For many of us it's easy to simply flip the page from the last words of the Old Testament to the genealogy of Christ in Matthew. But what we can so often forget is that the time on that single blank page which separates the two is about four hundred years. Four centuries when God was silent and people sat in wait. Knowing that God has promised, but no longer sure if He remembered that doing so.

 

 I have no way of knowing how this year went for you. Perhaps you have kept to each resolutions you made almost a year ago. Maybe this year you have no shame you hide from, no sins you regret, no wounds which seem not to heal, and no prayers which seem to go unanswered. If that is the case I am quite happy for you. But I am willing to bet that you year looked a little more like mine. And mine looked nothing like that. Not by a long shot. 

 

Contrary to what is often said in churches these days, Jesus didn't come to simply make us happy, healthy, and wealthy. No, He came for so much more. The first advent of Christ* was a proclamation that God would come and dwell with us. That He would no longer be silent. This is why we boast of Immanuel, God with us. 

 

I'm not sure how your Bible is laid out, but in mine that name is given on the first page of St. Matthew's Gospel. But why? Why has God chosen to come and dwell with us? Nearly thirty years after the angel says these words Jesus first steps into the pubic eye and proclaims that He is the one that they have been waiting for.
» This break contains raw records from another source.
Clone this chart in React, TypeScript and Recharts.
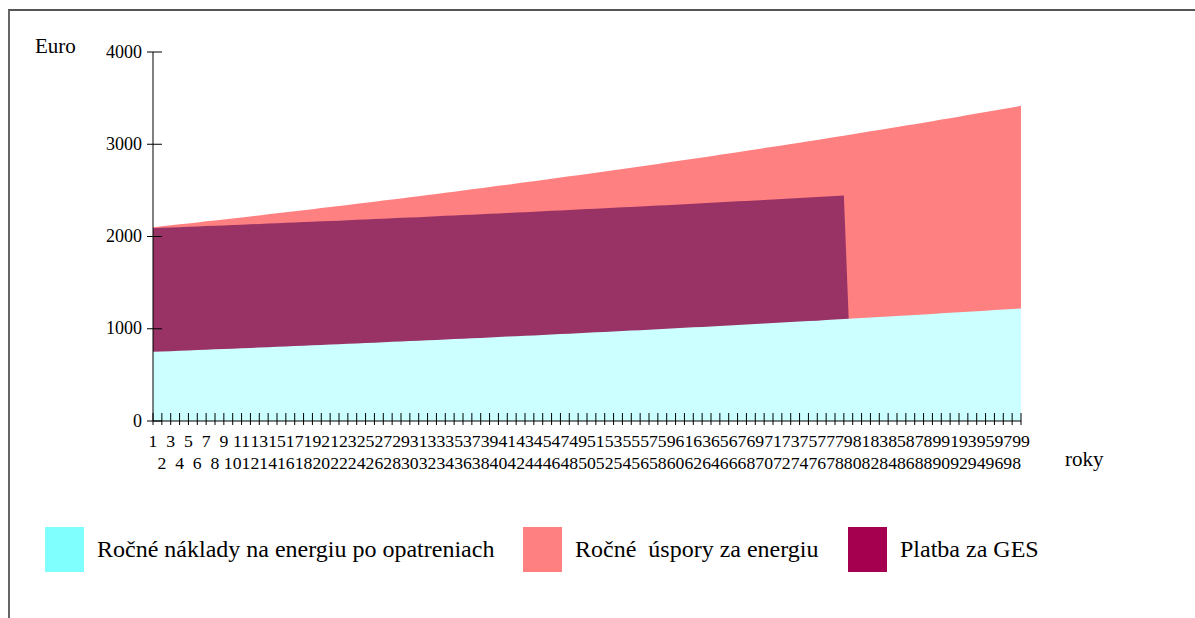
import React from "react";
import { AreaChart, Area, XAxis, YAxis, Legend } from "recharts";

// Years 1..99
const years: number[] = Array.from({ length: 99 }, (_, i) => i + 1);

// Ročné náklady na energiu po opatreniach (cyan, front)
const costs: number[] = [
  750, 754, 757, 761, 765, 769, 773, 777, 780, 784,
  788, 792, 796, 800, 804, 808, 812, 816, 820, 824,
  828, 832, 837, 841, 845, 849, 853, 858, 862, 866,
  870, 875, 879, 884, 888, 892, 897, 901, 906, 910,
  915, 919, 924, 928, 933, 938, 942, 947, 952, 957,
  961, 966, 971, 976, 981, 985, 990, 995, 1000, 1005,
  1010, 1015, 1020, 1025, 1031, 1036, 1041, 1046, 1051, 1056,
  1062, 1067, 1072, 1078, 1083, 1088, 1094, 1099, 1105, 1110,
  1116, 1121, 1127, 1132, 1138, 1144, 1149, 1155, 1161, 1167,
  1173, 1178, 1184, 1190, 1196, 1202, 1208, 1214, 1220,
];

// Ročné úspory za energiu (red, back) – plotted level
const savings: number[] = [
  2100, 2110, 2121, 2132, 2142, 2153, 2164, 2174, 2185, 2196,
  2207, 2218, 2229, 2240, 2251, 2262, 2274, 2285, 2296, 2308,
  2319, 2331, 2342, 2354, 2366, 2377, 2389, 2401, 2413, 2425,
  2437, 2449, 2462, 2474, 2486, 2499, 2511, 2523, 2536, 2549,
  2561, 2574, 2587, 2600, 2613, 2626, 2639, 2652, 2665, 2678,
  2692, 2705, 2719, 2732, 2746, 2759, 2773, 2787, 2801, 2815,
  2829, 2843, 2857, 2871, 2885, 2900, 2914, 2929, 2943, 2958,
  2973, 2987, 3002, 3017, 3032, 3047, 3063, 3078, 3093, 3108,
  3124, 3140, 3155, 3171, 3187, 3203, 3218, 3234, 3250, 3267,
  3283, 3299, 3316, 3332, 3349, 3365, 3382, 3399, 3416,
];

// Platba za GES (purple, middle) – plotted level
const payment: number[] = [
  2090, 2094, 2097, 2101, 2105, 2109, 2113, 2117, 2120, 2124,
  2128, 2132, 2136, 2140, 2144, 2148, 2152, 2156, 2160, 2164,
  2168, 2172, 2177, 2181, 2185, 2189, 2193, 2198, 2202, 2206,
  2210, 2215, 2219, 2224, 2228, 2232, 2237, 2241, 2246, 2250,
  2255, 2259, 2264, 2268, 2273, 2278, 2282, 2287, 2292, 2297,
  2301, 2306, 2311, 2316, 2321, 2325, 2330, 2335, 2340, 2345,
  2350, 2355, 2360, 2365, 2371, 2376, 2381, 2386, 2391, 2396,
  2402, 2407, 2412, 2418, 2423, 2428, 2434, 2439, 2445, 0,
  0, 0, 0, 0, 0, 0, 0, 0, 0, 0,
  0, 0, 0, 0, 0, 0, 0, 0, 0,
];

const yTicks: number[] = [0, 1000, 2000, 3000, 4000];

const legendItems = [
  { label: "Ročné náklady na energiu po opatreniach", color: "#80FFFF", x: 45 },
  { label: "Ročné  úspory za energiu", color: "#FF8080", x: 523 },
  { label: "Platba za GES", color: "#A50050", x: 848 },
];

const data = years.map((y, i) => ({
  year: String(y),
  cost: costs[i],
  savings: savings[i],
  payment: payment[i],
}));

const FONT = "Liberation Serif";

const YTick = (props: any) => {
  const { x, y, payload } = props;
  return (
    <g>
      <line x1={x - 6} x2={x + 9} y1={y} y2={y} stroke="#000" strokeWidth={1} />
      <text x={x - 11} y={y} dy={5.5} textAnchor="end" fontSize={18} fontFamily={FONT} fill="#000">
        {payload.value}
      </text>
    </g>
  );
};

const XTick = (props: any) => {
  const { x, y, payload } = props;
  const odd = Number(payload.value) % 2 === 1;
  return (
    <g>
      <line x1={x} x2={x} y1={y - 8} y2={y + 4} stroke="#000" strokeWidth={1} />
      <text x={x} y={y + (odd ? 25.5 : 48)} textAnchor="middle" fontSize={17.7} fontFamily={FONT} fill="#000">
        {payload.value}
      </text>
    </g>
  );
};

const renderLegend = () => (
  <svg width={1195} height={60} style={{ display: "block" }}>
    {legendItems.map((it) => (
      <g key={it.label}>
        <rect x={it.x} y={0} width={39} height={45} fill={it.color} />
        <text
          x={it.x + 52}
          y={29.5}
          fontSize={24}
          fontFamily={FONT}
          fill="#000"
          style={{ whiteSpace: "pre" }}
        >
          {it.label}
        </text>
      </g>
    ))}
  </svg>
);

export default function App() {
  return (
    <div style={{ position: "absolute", left: 0, top: 0, width: 1195, height: 618, overflow: "hidden", background: "#fff" }}>
      <div
        style={{
          position: "absolute",
          left: 8,
          top: 9,
          width: 1300,
          height: 700,
          borderLeft: "2px solid #666",
          borderTop: "2px solid #555",
        }}
      />
      <div style={{ position: "absolute", left: 0, top: 0 }}>
        <AreaChart
          width={1195}
          height={618}
          data={data}
          margin={{ top: 52, right: 174, bottom: 147, left: 93 }}
        >
          <XAxis
            dataKey="year"
            height={50}
            interval={0}
            tickSize={0}
            tickMargin={0}
            tickLine={false}
            axisLine={{ stroke: "#000", strokeWidth: 1 }}
            tick={<XTick />}
            label={{
              content: () => (
                <text x={1065} y={466} fontSize={21} fontFamily={FONT} fill="#000">
                  roky
                </text>
              ),
            }}
          />
          <YAxis
            width={60}
            domain={[0, 4000]}
            ticks={yTicks}
            interval={0}
            tickSize={0}
            tickMargin={0}
            tickLine={false}
            axisLine={{ stroke: "#000", strokeWidth: 1 }}
            tick={<YTick />}
            label={{
              content: () => (
                <text x={35} y={53} fontSize={21} fontFamily={FONT} fill="#000">
                  Euro
                </text>
              ),
            }}
          />
          <Legend
            layout="horizontal"
            verticalAlign="middle"
            align="center"
            content={renderLegend}
            wrapperStyle={{ position: "absolute", top: 527, left: 0, width: 1195, height: 60 }}
          />
          <Area
            type="linear"
            dataKey="savings"
            name="Ročné  úspory za energiu"
            stroke="none"
            fill="#FF8080"
            fillOpacity={1}
            isAnimationActive={false}
            dot={false}
            activeDot={false}
          />
          <Area
            type="linear"
            dataKey="payment"
            name="Platba za GES"
            stroke="none"
            fill="#993366"
            fillOpacity={1}
            isAnimationActive={false}
            dot={false}
            activeDot={false}
          />
          <Area
            type="linear"
            dataKey="cost"
            name="Ročné náklady na energiu po opatreniach"
            stroke="none"
            fill="#CCFFFF"
            fillOpacity={1}
            isAnimationActive={false}
            dot={false}
            activeDot={false}
          />
        </AreaChart>
      </div>
    </div>
  );
}
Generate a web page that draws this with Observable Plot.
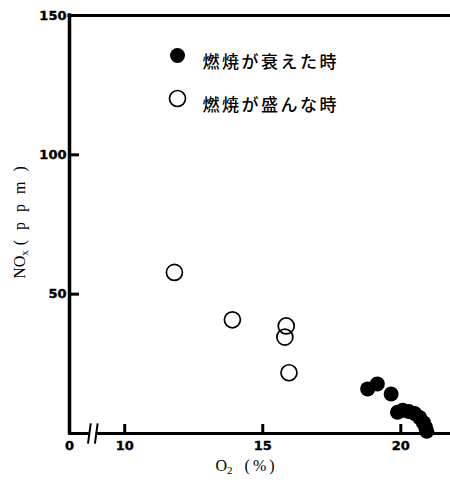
<!DOCTYPE html>
<html><head><meta charset="utf-8">
<script src="https://cdn.jsdelivr.net/npm/d3@7"></script>
<script src="https://cdn.jsdelivr.net/npm/@observablehq/plot@0.6"></script>
<style>body{margin:0;background:#fff}</style>
</head><body><div id="chart"></div>
<script>
// 燃焼が盛んな時 (open circles)
const openO2  = [11.8, 13.9, 15.85, 15.8, 15.95];
const openNOx = [57.8, 40.8, 38.6, 34.6, 21.8];
// 燃焼が衰えた時 (filled circles)
const filledO2  = [18.8, 19.15, 19.65, 19.88, 20.07, 20.29, 20.5, 20.68, 20.82, 20.9, 20.94];
const filledNOx = [16.0, 17.8, 14.2, 7.6, 8.3, 7.9, 7.2, 5.7, 3.9, 2.2, 0.8];
const legendLabels = ["燃焼が衰えた時", "燃焼が盛んな時"];
const xTicks = [10, 15, 20];
const yTicks = [50, 100];
const yTickLabels = [50, 100, 150];
const xAxisStart = 8;     // broken axis: left end is labelled "0"
const xAxisEnd = 21.8;
const yMax = 150;
const breakMarks = [8.72, 8.97];
const xLabel = "O2 (%)";
const yLabel = "NOx (ppm)";

const openData = openO2.map((x, i) => ({o2: x, nox: openNOx[i]}));
const filledData = filledO2.map((x, i) => ({o2: x, nox: filledNOx[i]}));
const bottomAxis = [{y: 0, x1: xAxisStart, x2: breakMarks[0]}, {y: 0, x1: breakMarks[1], x2: xAxisEnd}];
const xLabelTicks = [xAxisStart, ...xTicks];

const jpFont = {fontSize: 17, fontFamily: "Noto Sans CJK JP", fontWeight: 500};
const tickFont = {fontSize: 13, fontFamily: "DejaVu Sans", fontWeight: "bold", fill: "black", stroke: "black", strokeWidth: 0.4};

const svg = Plot.plot({
  width: 450, height: 483,
  marginLeft: 69, marginRight: 0, marginTop: 15, marginBottom: 50,
  x: {domain: [xAxisStart, xAxisEnd], label: null},
  y: {domain: [0, yMax], label: null},
  style: {background: "white", color: "black"},
  marks: [
    Plot.ruleY([yMax], {strokeWidth: 3, strokeLinecap: "square"}),
    Plot.ruleX([xAxisStart], {strokeWidth: 3.5, strokeLinecap: "square"}),
    Plot.ruleY(bottomAxis, {y: "y", x1: "x1", x2: "x2", strokeWidth: 3}),
    Plot.link(breakMarks, {x1: d => d - 0.05, x2: d => d + 0.05, y1: () => -3.6, y2: () => 3.6, strokeWidth: 2}),
    Plot.axisY(yTicks, {anchor: "left", tickSize: -10, strokeWidth: 3, tickFormat: () => "", label: null}),
    Plot.axisX(xTicks, {anchor: "bottom", tickSize: -9, strokeWidth: 3, tickFormat: () => "", label: null}),
    Plot.text(yTickLabels, {x: () => xAxisStart, y: d => d, text: d => String(d), textAnchor: "end", dx: -3, ...tickFont}),
    Plot.text(xLabelTicks, {x: d => d, y: () => 0, text: d => d === xAxisStart ? "0" : String(d),
      lineAnchor: "top", dy: 7, ...tickFont}),
    Plot.dot(openData, {x: "o2", y: "nox", r: 8, stroke: "black", strokeWidth: 1.7, fill: "none"}),
    Plot.dot(filledData, {x: "o2", y: "nox", r: 7.5, fill: "black"}),
    // legend
    Plot.dot([legendLabels[0]], {x: null, y: null, frameAnchor: "top-left", dx: 108, dy: 40, r: 7.5, fill: "black"}),
    Plot.dot([legendLabels[1]], {x: null, y: null, frameAnchor: "top-left", dx: 108, dy: 83, r: 8, stroke: "black", strokeWidth: 1.7, fill: "none"}),
    Plot.text([legendLabels[0]], {x: null, y: null, text: d => d, frameAnchor: "top-left", dx: 133, dy: 40, textAnchor: "start", ...jpFont}),
    Plot.text([legendLabels[1]], {x: null, y: null, text: d => d, frameAnchor: "top-left", dx: 133, dy: 83, textAnchor: "start", ...jpFont}),
    // axis titles
    Plot.text([yLabel], {x: null, y: null, text: d => d, frameAnchor: "left", dx: -50, dy: -7, rotate: -90,
      textAnchor: "middle", fontSize: 16, fontFamily: "Liberation Serif"}),
    Plot.text([xLabel], {x: null, y: null, text: d => d, frameAnchor: "bottom-left", dx: 146, dy: 37, textAnchor: "start",
      fontSize: 16, fontFamily: "Liberation Serif"})
  ]
});

const s = d3.select(svg);
s.selectAll("text").filter(function() { return legendLabels.includes(this.textContent); })
  .attr("letter-spacing", "2.5px");
s.selectAll("text").filter(function() { return this.textContent === yLabel; }).each(function() {
  const t = d3.select(this); t.text(null);
  t.append("tspan").text("NO");
  t.append("tspan").attr("font-size", 11).attr("dy", 3).text("x");
  t.append("tspan").attr("dy", -3).attr("dx", 5).attr("letter-spacing", "10px").text("(ppm)");
});
s.selectAll("text").filter(function() { return this.textContent === xLabel; }).each(function() {
  const t = d3.select(this); t.text(null);
  t.append("tspan").text("O");
  t.append("tspan").attr("font-size", 11).attr("dy", 3).text("2");
  t.append("tspan").attr("dy", -3).attr("dx", 12).attr("letter-spacing", "3px").text("(%)");
});
document.getElementById("chart").appendChild(svg);
</script></body></html>
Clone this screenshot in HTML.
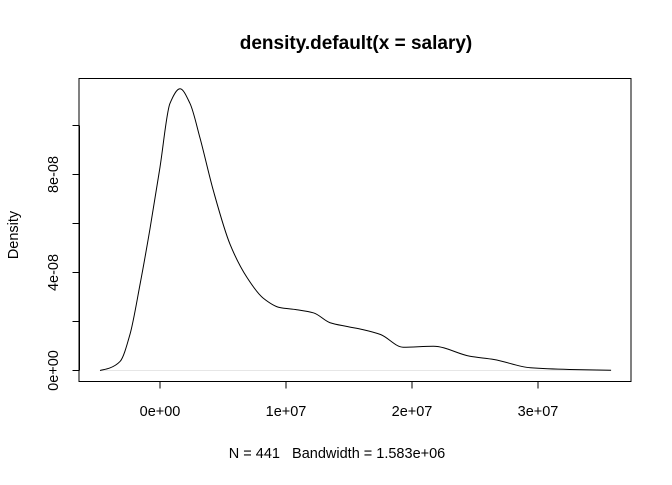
<!DOCTYPE html>
<html><head><meta charset="utf-8"><style>
html,body{margin:0;padding:0;background:#fff}
svg text{font-family:"Liberation Sans",Arial,sans-serif;fill:#000;white-space:pre}
</style></head><body>
<svg id="chart" width="672" height="480" viewBox="0 0 672 480" xmlns="http://www.w3.org/2000/svg">
<text x="356" y="49" font-size="19" font-weight="bold" text-anchor="middle">density.default(x = salary)</text>
<rect x="79" y="78.5" width="552" height="303" fill="none" stroke="#000" stroke-width="1"/>
<text transform="translate(18,235) rotate(-90)" font-size="14.5" text-anchor="middle">Density</text>
<text x="337" y="458" font-size="14.5" text-anchor="middle" xml:space="preserve">N = 441   Bandwidth = 1.583e+06</text>
<g id="axes"></g>
<line id="base" stroke="#e6e6e6" stroke-width="1"/>
<path id="curve" fill="none" stroke="#000" stroke-width="1"/>
</svg>
<script>
const xVals=[-4.76,-4.0,-3.17,-2.38,-1.59,-0.79,0,0.79,1.59,2.38,3.17,4.23,5.56,6.9,8.2,9.5,10.85,12.2,13.5,14.8,16.1,17.5,19.3,21.7,24.6,26.5,29.4,32.5,35.8];
const densVals=[0,0.1,0.37,1.48,3.5,5.8,8.3,10.9,11.5,10.9,9.5,7.35,5.15,3.8,2.95,2.57,2.48,2.35,1.95,1.8,1.67,1.47,0.95,0.99,0.58,0.45,0.11,0.04,0.01];
const xTicks=[0,10,20,30];
const xTickLabels=["0e+00","1e+07","2e+07","3e+07"];
const yTicks=[0,2,4,6,8,10];
const yTickLabels=["0e+00","","4e-08","","8e-08",""];
const sx=v=>160+v*12.6, sy=v=>370.5-v*24.5;
const ns="http://www.w3.org/2000/svg";
const axes=document.getElementById('axes');
function mk(t,a){const e=document.createElementNS(ns,t);for(const k in a)e.setAttribute(k,a[k]);axes.appendChild(e);return e;}
const xl=mk('line',{x1:sx(0),x2:sx(30),y1:381.5,y2:381.5,stroke:'#000'});


xTicks.forEach((t,i)=>{
 const l=mk('line',{x1:sx(t),x2:sx(t),y1:381.5,y2:388.5,stroke:'#000'});
 
 
 const tx=mk('text',{x:sx(t),y:416,'font-size':14.5,'text-anchor':'middle'});
 tx.textContent=xTickLabels[i];
 
 
});
const yl=mk('line',{x1:79.5,x2:79.5,y1:sy(0),y2:sy(10),stroke:'#000'});


yTicks.forEach((t,i)=>{
 const l=mk('line',{x1:72.5,x2:79.5,y1:sy(t),y2:sy(t),stroke:'#000'});
 
 
 if(yTickLabels[i]){
  const tx=mk('text',{transform:`translate(58,${sy(t)}) rotate(-90)`,'font-size':14.5,'text-anchor':'middle'});
  tx.textContent=yTickLabels[i];
  
  
 }
});
const b=document.getElementById('base');
b.setAttribute('x1',sx(xVals[0]));b.setAttribute('x2',sx(xVals[xVals.length-1]));
b.setAttribute('y1',sy(0));b.setAttribute('y2',sy(0));
// monotone cubic (Fritsch-Carlson) in data space
const n=xVals.length, dl=[], m=new Array(n);
for(let i=0;i<n-1;i++)dl.push((densVals[i+1]-densVals[i])/(xVals[i+1]-xVals[i]));
m[0]=dl[0];m[n-1]=dl[n-2];
for(let i=1;i<n-1;i++){
 if(dl[i-1]*dl[i]<=0)m[i]=0;
 else{const h0=xVals[i]-xVals[i-1],h1=xVals[i+1]-xVals[i];const w1=2*h1+h0,w2=h1+2*h0;m[i]=(w1+w2)/(w1/dl[i-1]+w2/dl[i]);}
}
let d=`M${sx(xVals[0])},${sy(densVals[0])}`;
for(let i=0;i<n-1;i++){
 const h=xVals[i+1]-xVals[i];
 const c1x=xVals[i]+h/3,c1y=densVals[i]+m[i]*h/3;
 const c2x=xVals[i+1]-h/3,c2y=densVals[i+1]-m[i+1]*h/3;
 d+=` C${sx(c1x)},${sy(c1y)} ${sx(c2x)},${sy(c2y)} ${sx(xVals[i+1])},${sy(densVals[i+1])}`;
}
document.getElementById('curve').setAttribute('d',d);
</script>
</body></html>
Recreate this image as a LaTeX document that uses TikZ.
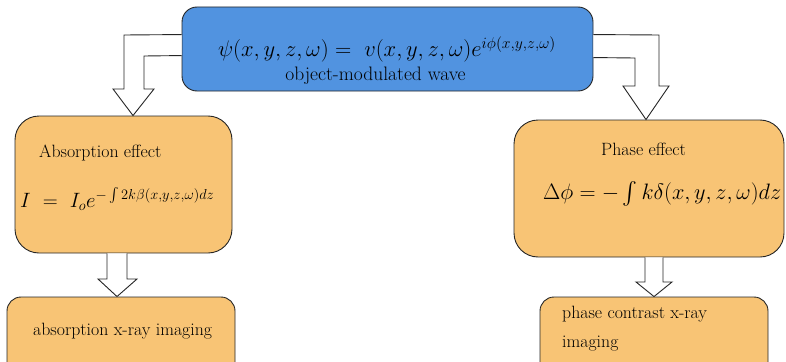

He does this by going up to the front of the church and reading from Isaiah 61.

 

"The Spirit of the Lord is upon me, 
because He has anointed me
to proclaim good news to the poor.
He has sent me to proclaim liberty to the captives
and recovery of sight to the blind,
to set at liberty those who are oppressed, 
to proclaim the year of the Lord's favor.**"

 

I don't know what your bank account looks like, though it probably looks better than mine at the moment. But there is a poverty that stretches further than numbers in a bank account. Studies have shown that we are living in the loneliest time in all of human existence. We have become a people who are emotionally and communally poor. And into that poverty the advent of Jesus brings good news that it need not be that way. That within the community of the Church He gives is a wealth greater than we could imagine. 

 

Not only that He says that He has come to proclaim liberty to those who are captive. Captive not only in a physical sense. For many of us are captive, though most of us are not behind bars. We are captive to the shame of our past. Captive to the thoughts and words of others. Captive to the lies we continually speak to ourselves. And into this captivity the advent of Jesus speaks that there is a freedom offered no matter how many times you have tried to free yourself before. 

 

He goes further and promises sight to the blind. And though we know that Jesus often healed the physically blind, and can do so still, Scripture speaks of a blindness more damning than that. So many in this season see Christmas and only know the shadow, for they are blind to the substance of the Advent. And this goes past those who are not in the Family. Many of us, who are called by the name of Christ, can become blind and suffer from spiritual 'tunnel-vision'. And in this season the advent of Christ promises that He will open our eyes to who truly He is and what He has called us to. 

 

Then, as if this was not enough, Christ tells that his advent means that liberty will come to those who are oppressed. There are many ways which we as a people may find ourselves oppressed. Some of you reading this, like me, find your oppressor to be named depression. Some are oppressed by a crippling anxiety that you have come to believe will never be lifted. Some among us are oppressed by a system in this country that has long targeted people who don't need to get a tan each summer. No matter how it comes, we are all oppressed far more than we would care to admit. Lord knows I am. And within the advent of Jesus we are given hope that this is not how things shall always be. 

 

The last things which Christ says His advent will bring is the year of the Lord's favor. I do not believe that this means that our bank accounts will suddenly grow and our credit scores will all jump to green, although that may be the case for some. I believe that this promise is the culmination of the rest. This is the promise of Immanuel. No matter where life has brought you in this past year, in this season, in this moment, Christ offers you Himself. He has come to dwell with us. He has come to walk with us. He has come to take all that we have tried and tried to rid ourselves of, and in return He gives us Himself. He has come to bring reconcile us to God, making us His own brothers and sister. 

 

This past year I have often forgotten this. May times I have not believed the truth that Christ spoke. But that is yet another reason for His Advent, knowing how forgetful we can be. How forgetful I can be. 

 

So if you are anything like me, maybe, just maybe, you have also been awaiting Advent. Maybe you have been waiting to be reminded of the good news, waiting on liberty, seeking sight, desiring freedom, and needing favor. And maybe you didn't even know it till now. 

 

 

 

*There will be a second advent. For Christ will soon return to gather His own to Himself...Maranatha.